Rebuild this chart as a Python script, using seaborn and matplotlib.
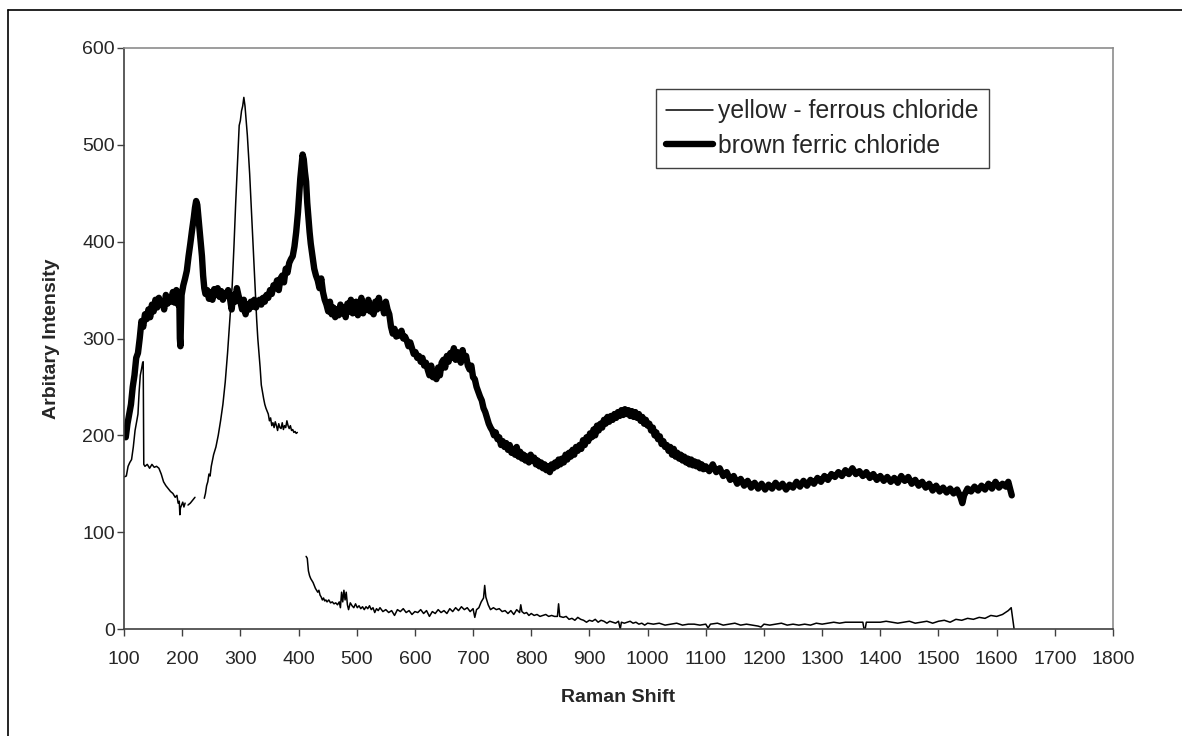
import numpy as np
import pandas as pd
import matplotlib
matplotlib.use("Agg")
import matplotlib.pyplot as plt
from matplotlib.lines import Line2D
import seaborn as sns

# ---------------- data ----------------
series_names = ["yellow - ferrous chloride", "brown ferric chloride"]
x_ticks = list(range(100, 1801, 100))
y_ticks = list(range(0, 601, 100))
x_label = "Raman Shift"
y_label = "Arbitary Intensity"

brown_x = [100, 103, 106, 109, 112, 115, 118, 121, 124, 127, 130, 133, 136, 139, 142, 145, 148, 151, 154, 157,
           160, 163, 166, 169, 172, 175, 178, 181, 184, 187, 190, 193, 195, 196, 197, 198, 199, 202, 205, 208,
           211, 214, 217, 220, 222, 224, 226, 228, 230, 232, 234, 236, 238, 240, 243, 246, 249, 252, 255, 258,
           261, 264, 267, 270, 273, 276, 279, 282, 285, 288, 291, 294, 297, 300, 303, 306, 309, 312, 315, 318,
           321, 324, 327, 330, 333, 336, 339, 342, 345, 348, 351, 354, 357, 360, 363, 366, 369, 372, 375, 378,
           381, 384, 387, 390, 393, 396, 399, 401, 403, 405, 407, 409, 411, 413, 415, 417, 419, 421, 424, 427,
           430, 433, 436, 439, 442, 445, 448, 451, 454, 457, 460, 463, 466, 469, 472, 475, 478, 481, 484, 487,
           490, 493, 496, 499, 502, 505, 508, 511, 514, 517, 520, 523, 526, 529, 532, 535, 538, 541, 544, 547,
           550, 553, 556, 559, 562, 565, 568, 571, 574, 577, 580, 583, 586, 589, 592, 595, 598, 601, 604, 607,
           610, 613, 616, 619, 622, 625, 628, 631, 634, 637, 640, 643, 646, 649, 652, 655, 658, 661, 664, 667,
           670, 673, 676, 679, 682, 685, 688, 691, 694, 697, 700, 703, 706, 709, 712, 715, 718, 721, 724, 727,
           730, 733, 736, 739, 742, 745, 748, 751, 754, 757, 760, 763, 766, 769, 772, 775, 778, 781, 784, 787,
           790, 793, 796, 799, 802, 805, 808, 811, 814, 817, 820, 823, 826, 829, 832, 835, 838, 841, 844, 847,
           850, 853, 856, 859, 862, 865, 868, 871, 874, 877, 880, 883, 886, 889, 892, 895, 898, 901, 904, 907,
           910, 913, 916, 919, 922, 925, 928, 931, 934, 937, 940, 943, 946, 949, 952, 955, 958, 961, 964, 967,
           970, 973, 976, 979, 982, 985, 988, 991, 994, 997, 1000, 1003, 1006, 1009, 1012, 1015, 1018, 1021, 1024, 1027,
           1030, 1033, 1036, 1039, 1042, 1045, 1048, 1051, 1054, 1057, 1060, 1063, 1066, 1069, 1072, 1075, 1078, 1081, 1084, 1087,
           1090, 1093, 1096, 1100, 1106, 1112, 1118, 1124, 1130, 1136, 1142, 1148, 1154, 1160, 1166, 1172, 1178, 1184, 1190, 1196,
           1202, 1208, 1214, 1220, 1226, 1232, 1238, 1244, 1250, 1256, 1262, 1268, 1274, 1280, 1286, 1292, 1298, 1304, 1310, 1316,
           1322, 1328, 1334, 1340, 1346, 1352, 1358, 1364, 1370, 1376, 1382, 1388, 1394, 1400, 1406, 1412, 1418, 1424, 1430, 1436,
           1442, 1448, 1454, 1460, 1466, 1472, 1478, 1484, 1490, 1496, 1502, 1508, 1514, 1520, 1526, 1532, 1538, 1541, 1544, 1550,
           1556, 1562, 1568, 1574, 1580, 1586, 1592, 1598, 1604, 1610, 1616, 1620, 1623, 1626]
brown_y = [200, 198, 212, 222, 232, 250, 262, 280, 285, 300, 318, 312, 325, 320, 330, 322, 335, 328, 340, 332,
           342, 335, 338, 330, 345, 336, 342, 338, 348, 337, 350, 335, 345, 300, 292, 320, 345, 355, 362, 370,
           385, 398, 412, 425, 435, 442, 438, 425, 412, 398, 385, 365, 352, 346, 350, 341, 348, 340, 351, 345,
           352, 343, 349, 340, 347, 344, 350, 342, 330, 345, 338, 352, 344, 338, 330, 340, 325, 335, 330, 338,
           333, 340, 332, 338, 340, 335, 342, 338, 345, 342, 350, 346, 355, 352, 360, 350, 362, 365, 358, 372,
           368, 378, 382, 385, 395, 410, 430, 448, 465, 478, 490, 485, 472, 462, 440, 425, 410, 398, 385, 372,
           365, 360, 352, 362, 348, 340, 335, 328, 338, 325, 332, 322, 330, 324, 335, 326, 332, 322, 336, 328,
           340, 326, 334, 338, 324, 332, 342, 326, 336, 330, 340, 328, 334, 325, 338, 330, 342, 332, 335, 326,
           338, 330, 325, 312, 305, 310, 302, 306, 303, 308, 300, 302, 298, 292, 296, 290, 284, 286, 280, 282,
           276, 280, 272, 275, 268, 262, 272, 260, 265, 258, 270, 262, 275, 278, 270, 282, 276, 285, 280, 290,
           278, 286, 282, 275, 288, 278, 282, 272, 268, 272, 260, 258, 250, 245, 240, 236, 228, 224, 218, 212,
           208, 205, 200, 203, 196, 198, 190, 194, 188, 192, 185, 190, 182, 186, 180, 188, 178, 183, 176, 180,
           174, 178, 172, 180, 174, 177, 170, 174, 168, 172, 166, 170, 164, 168, 162, 170, 166, 172, 168, 175,
           170, 176, 172, 180, 175, 182, 178, 185, 180, 188, 184, 190, 186, 195, 190, 198, 194, 202, 198, 206,
           200, 210, 205, 212, 208, 216, 212, 219, 214, 220, 216, 222, 218, 224, 220, 226, 221, 227, 222, 226,
           220, 225, 219, 224, 218, 222, 215, 219, 212, 216, 210, 212, 205, 208, 200, 203, 196, 199, 191, 194,
           188, 190, 184, 188, 180, 186, 178, 182, 176, 180, 174, 178, 172, 176, 170, 175, 169, 173, 168, 172,
           166, 170, 165, 168, 163, 170, 162, 166, 158, 162, 154, 158, 150, 155, 148, 153, 146, 151, 145, 150,
           144, 149, 145, 151, 146, 150, 144, 149, 146, 152, 147, 153, 148, 154, 150, 156, 152, 158, 154, 160,
           157, 162, 158, 164, 160, 166, 160, 163, 158, 162, 156, 160, 154, 158, 153, 157, 152, 156, 151, 158,
           153, 157, 150, 154, 148, 152, 146, 150, 143, 148, 142, 146, 141, 145, 140, 144, 136, 130, 138, 145,
           142, 147, 143, 148, 144, 150, 145, 152, 146, 150, 147, 152, 145, 138]

nan = float("nan")
yellow_x = [100, 104, 107, 110, 113, 116, 119, 122, 124, 126, 128, 130, 132, 133, 134, 136, 140, 144, 148, 152,
            156, 160, 164, 168, 172, 176, 180, 184, 188, 191, 193, 195, 196, 197, 199, 201, 203, 205, 207, 210,
            214, 218, 222, 230, 238, 240, 242, 244, 246, 248, 250, 254, 258, 262, 266, 270, 274, 278, 282, 286,
            289, 292, 295, 298, 300, 302, 304, 306, 308, 310, 312, 314, 316, 318, 320, 322, 324, 326, 328, 330,
            332, 334, 336, 338, 340, 342, 344, 346, 348, 350, 352, 354, 356, 358, 360, 362, 364, 366, 368, 370,
            372, 374, 376, 378, 380, 382, 384, 386, 388, 390, 392, 394, 396, 398, 405, 413, 415, 417, 419, 421,
            423, 425, 427, 429, 431, 433, 435, 437, 439, 441, 443, 445, 447, 449, 452, 455, 458, 461, 464, 467,
            470, 472, 474, 476, 478, 480, 482, 484, 486, 489, 492, 495, 498, 501, 504, 507, 510, 513, 516, 519,
            522, 525, 528, 531, 534, 537, 540, 545, 550, 555, 560, 565, 570, 575, 580, 585, 590, 595, 600, 605,
            610, 615, 620, 625, 630, 635, 640, 645, 650, 655, 660, 665, 670, 675, 680, 685, 690, 695, 700, 703,
            706, 710, 714, 718, 720, 722, 726, 730, 735, 740, 745, 750, 755, 760, 765, 770, 775, 780, 782, 784,
            788, 792, 796, 800, 805, 810, 815, 820, 825, 830, 835, 840, 845, 847, 849, 855, 860, 865, 870, 875,
            880, 885, 890, 895, 900, 905, 910, 915, 920, 925, 930, 935, 940, 945, 950, 953, 955, 960, 965, 970,
            975, 980, 985, 990, 995, 1000, 1010, 1020, 1030, 1040, 1050, 1060, 1070, 1080, 1090, 1100, 1104, 1108, 1120, 1130,
            1140, 1150, 1160, 1170, 1180, 1190, 1195, 1200, 1210, 1220, 1230, 1240, 1250, 1260, 1270, 1280, 1290, 1300, 1310, 1320,
            1330, 1340, 1350, 1360, 1370, 1372, 1374, 1376, 1380, 1390, 1400, 1410, 1420, 1430, 1440, 1450, 1460, 1470, 1480, 1490,
            1500, 1510, 1520, 1530, 1540, 1550, 1560, 1570, 1580, 1590, 1600, 1610, 1615, 1620, 1625, 1630]
yellow_y = [157, 158, 168, 172, 175, 188, 205, 215, 222, 245, 262, 268, 275, 276, 170, 168, 170, 166, 170, 167,
            168, 166, 160, 152, 148, 145, 142, 140, 136, 138, 130, 132, 118, 125, 128, 131, 126, 130, nan, 128,
            130, 133, 136, nan, 135, 140, 148, 152, 160, 158, 168, 180, 188, 200, 215, 232, 255, 285, 320, 355,
            395, 440, 480, 520, 525, 535, 540, 549, 540, 525, 510, 490, 470, 445, 420, 395, 370, 345, 320, 300,
            285, 270, 252, 245, 238, 232, 228, 225, 222, 215, 218, 210, 213, 208, 214, 210, 205, 212, 208, 207,
            213, 206, 210, 208, 215, 210, 207, 210, 205, 206, 203, 204, 202, 203, nan, 75, 73, 60, 55, 52,
            50, 48, 45, 42, 40, 38, 40, 35, 33, 30, 32, 29, 30, 28, 30, 27, 28, 26, 27, 25,
            28, 22, 38, 28, 40, 30, 38, 25, 20, 27, 24, 22, 26, 22, 24, 21, 23, 20, 23, 21,
            24, 20, 22, 17, 21, 19, 22, 18, 20, 17, 19, 14, 20, 18, 21, 17, 19, 15, 18, 17,
            20, 16, 19, 13, 18, 16, 20, 17, 19, 16, 21, 18, 22, 19, 23, 20, 22, 18, 21, 12,
            20, 22, 28, 32, 45, 33, 25, 20, 22, 20, 21, 18, 19, 16, 19, 15, 20, 17, 25, 18,
            16, 17, 14, 16, 14, 15, 13, 14, 15, 13, 14, 13, 13, 26, 13, 12, 13, 10, 11, 9,
            12, 10, 9, 7, 9, 8, 10, 7, 9, 8, 6, 8, 7, 6, 8, 0, 7, 6, 7, 8,
            6, 7, 5, 6, 4, 6, 5, 6, 4, 5, 6, 4, 5, 5, 4, 5, 1, 5, 6, 4,
            5, 6, 4, 5, 4, 3, 2, 5, 4, 5, 6, 4, 5, 4, 5, 4, 6, 5, 6, 7,
            6, 7, 7, 7, 7, 0, 0, 7, 7, 7, 7, 8, 7, 6, 7, 8, 6, 7, 8, 6,
            8, 9, 7, 10, 9, 11, 10, 12, 11, 14, 13, 15, 17, 19, 22, 0]

# ---------------- figure ----------------
sns.set_theme(style="white")
plt.rcParams["font.family"] = ["Liberation Sans", "DejaVu Sans"]

W, H = 1182, 736
fig = plt.figure(figsize=(W / 100, H / 100), dpi=100)
ax = fig.add_axes([124 / W, 1 - 629 / H, (1113 - 124) / W, (629 - 48) / H])

# outer chart border (only left/top visible in reference)
fig.add_artist(Line2D([8 / W, 8 / W], [0, 1 - 10 / H], transform=fig.transFigure, color="black", lw=1.2))
fig.add_artist(Line2D([8 / W, 1], [1 - 10 / H, 1 - 10 / H], transform=fig.transFigure, color="black", lw=1.2))

yellow = pd.DataFrame({"x": yellow_x, "y": yellow_y})
yellow["seg"] = yellow["y"].isna().cumsum()
for _, seg in yellow.dropna().groupby("seg"):
    sns.lineplot(data=seg, x="x", y="y", ax=ax, color="black", linewidth=1.1,
                 estimator=None, sort=False, legend=False)

brown = pd.DataFrame({"x": brown_x, "y": brown_y})
sns.lineplot(data=brown, x="x", y="y", ax=ax, color="black", linewidth=4.6,
             estimator=None, sort=False, legend=False, solid_capstyle="round", solid_joinstyle="round")

ax.set_xlim(100, 1800)
ax.set_ylim(0, 600)
ax.set_xticks(x_ticks)
ax.set_yticks(y_ticks)
ax.tick_params(axis="both", which="major", direction="out", length=5, width=1,
               color="#404040", labelsize=14, bottom=True, left=True)
ax.tick_params(axis="x", pad=11)
ax.tick_params(axis="y", pad=1.5)
for s in ["left", "bottom"]:
    ax.spines[s].set_color("#404040")
    ax.spines[s].set_linewidth(1.2)
for s in ["top", "right"]:
    ax.spines[s].set_color("#8c8c8c")
    ax.spines[s].set_linewidth(1.2)

ax.set_xlabel(x_label, fontsize=14, fontweight="bold", labelpad=15)
ax.set_ylabel(y_label, fontsize=14, fontweight="bold", labelpad=16)

handles = [Line2D([], [], color="black", lw=1.1),
           Line2D([], [], color="black", lw=4.6, solid_capstyle="round")]
leg = fig.legend(handles, series_names, loc="upper left",
                 bbox_to_anchor=(656 / W, 1 - 89 / H), bbox_transform=fig.transFigure,
                 borderaxespad=0, fancybox=False, frameon=True, framealpha=1,
                 edgecolor="#404040", fontsize=17.8, handlelength=1.9,
                 handletextpad=0.2, labelspacing=0.42, borderpad=0.42)
leg.get_frame().set_linewidth(1.0)

fig.savefig("out.png", dpi=100)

▬▬▬

What to produce: Copy nothing but the lines from the top of the material through the line holding "import seaborn as sns", exactly as written; omit pictures.

Problem solution:
Rebuild this chart as a Python script, using seaborn and matplotlib.
import numpy as np
import pandas as pd
import matplotlib
matplotlib.use("Agg")
import matplotlib.pyplot as plt
from matplotlib.lines import Line2D
import seaborn as sns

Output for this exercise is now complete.